The full complement having been achieved in 1962, new production was concentrated at Crewe, however Derby received one more order when Beyer Peacock Ltd asked to be released from their contract. When production finally ceased in 1966, over a thousand diesel locos had been built at Derby.
The only new build after that time was six electric non-driving motor coaches in 1978 to power the six Advanced Passenger Train formations.
In 1964 British Railways had established the British Rail Research Division, which reported directly to the British Railways Board (BRB). It was the first to move into the new Railway Technical Centre on London Road opposite the old LMS research building. followed by the BRB Department of Mechanical & Electrical Engineering (DM&EE).
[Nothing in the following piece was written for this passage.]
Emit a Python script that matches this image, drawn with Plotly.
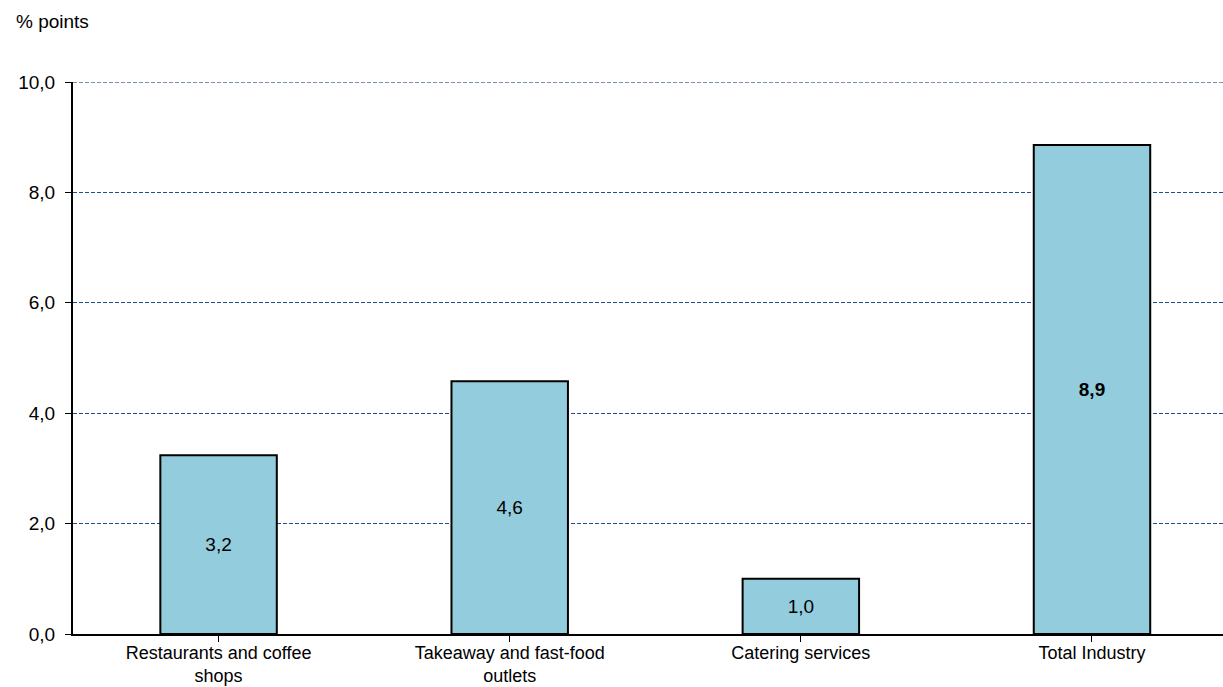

In 1988 the works were separated from the government concern and formed into the quasi-independent British Rail Engineering Limited (BREL) which also had its headquarters in the Railway Technical Centre.
The Locomotive works was mostly demolished. Along with the land formerly occupied by Chaddesden sidings and the gas works, it was renamed "Pride Park", part of which is occupied by the Derby County Football Club stadium of that name.
After determined campaigning by heritage groups, the original North Midland roundhouse, with the original Midland Railway offices and the original Midland Counties workshop were spared. (The Birmingham And Derby's workshops had been demolished around 1870.) Though Grade 2 listed, they became more and more derelict. There was talk for a while of Pete Waterman taking them over. However, in 2006 it has been bought from the city council for £1 by the University of Derby, who plan to spend £36 million to restore it for use as a college campus, with grants from the Heritage Lottery Fund and the East Midlands Development Agency.
The Carriage and Wagon Works in Litchurch Lane remains in production, and has continued building diesel and electrical multiple units. Though its future is uncertain, in 2006 it is said to be the only remaining specialist British train manufacturer.